The question is how to have a debate about aims and terms under the pressure of events. I would again suggest a change in the law that would require the Chairman of the Joint Chiefs of Staff to report the prospects of reaching different objectives with different levels of commitment whenever the United States confronts a war longer than 90 days. The President and Congress could then decide what sort of commitment to make and both the strategy and who is responsible for what aspects would then be clear. The strategy may need to be adjusted in response to conditions that do not go as planned, but that is a risk in all wars and is not the same as entering a war with no forethought only to realize later that things aren't working out.
If the civil-military relationship remains unchanged, and all we are able to do is hope that memory will be different when events again push us to war, I'm afraid we will continue to be at risk of plunging into the realm of tactics against which Colonel Gentile so trenchantly warns.
David P. Billington, Jr.
You cannot change hundreds of years of stagnation, the mission in A-stan was to kill and disrupt AQ. We did that. Along the way the mission got skewered. There was nothing to build on there in the first place, and Karzai is a thief. Corruption is a way of doing business there. The war is the economy in Af-Pak. There was a better way to do this. The ANA, ANP cannot be trusted. Green on Blue more and more. AQ has moved its ops to Africa and Yemen. What are we still doing there? COIN only works when you have civilized, reasonable ppl. Theres a shortage of that in A-stan it seems. Science flies you to the moon, religion flies you into buildings.

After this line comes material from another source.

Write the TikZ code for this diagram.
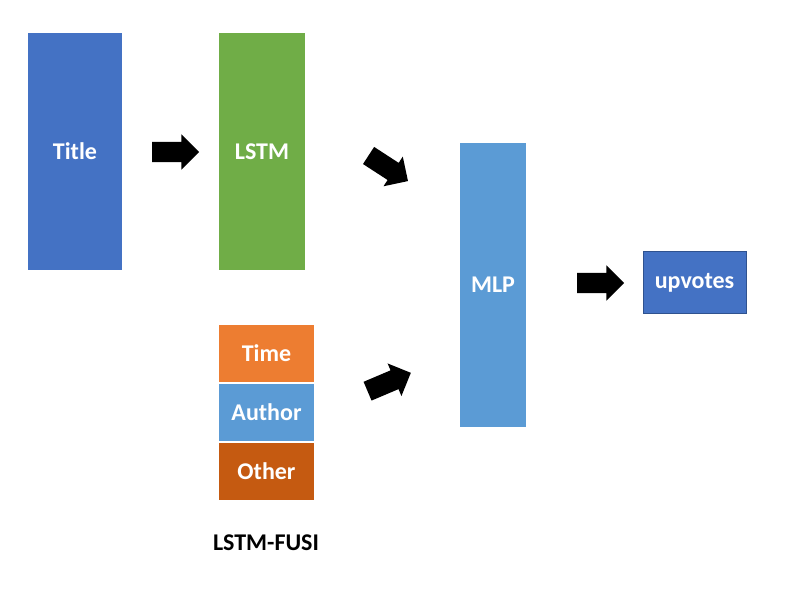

"America's core policy goal from the start of the war in 2001 up to the present -- remembering that policy gives war its direction and purpose -- is focused on disrupting, disabling and eventually defeating al-Qaida."
Herein is where I think we may get it wrong.
America's core policy goal in Afghanistan (regardless of what anyone in an administration said) would not seem to be/have been disrupting, disabling and eventually defeating al-Qaida.
Rather, America's core policy goals would seem to have/had a much broader, more all-encompassing scope and purpose, for example:
To transform ALL outlier states and societies more along modern western lines; this, so that these states and societies might come to cause the modern world fewer problems and come to offer the modern world, instead, greater utility and usefullness.
Herein the determination was made to use various difficulties presenting themselves in such outlier states and societies (chaos, terrorism, genocide, insurgency, humanitarian and/or natural disasters, etc.) as evidence of the need for -- and justification to -- intervene for the purposes I have described immediately above. (The concept of R2P, also, to be seen in this light.)
Accordingly, to properly understand nation-building, in my view, one must do so -- not from the seemingly improper and exceptionally limited perspective of just Afghanistan and/or al-Qaeda -- but rather from the potentially more-correct and much broader perspective of America's overall foreign policy goals and objectives re: ALL outlier states and societies.
Within this broader, more all-encompassing description of America's foreign policy goals and objectives may lie a better answer as to (1) why the US intervened as it did in such an unlikely place as Afghanistan (9/11 presented the requisite opportunity and the chance to establish a precedent) and (2) why the United States did so, given the circumstances, in such a seemingly odd and improper manner (nation-building).
Thus, not "very limited core policy goals" (disrupting, disabling and defeating al-Qaeda) giving war its direction and purpose but, rather, policy writ-large (transforming ALL outlier states and societies more along modern western lines) doing a better job of explaining the nation-building approach.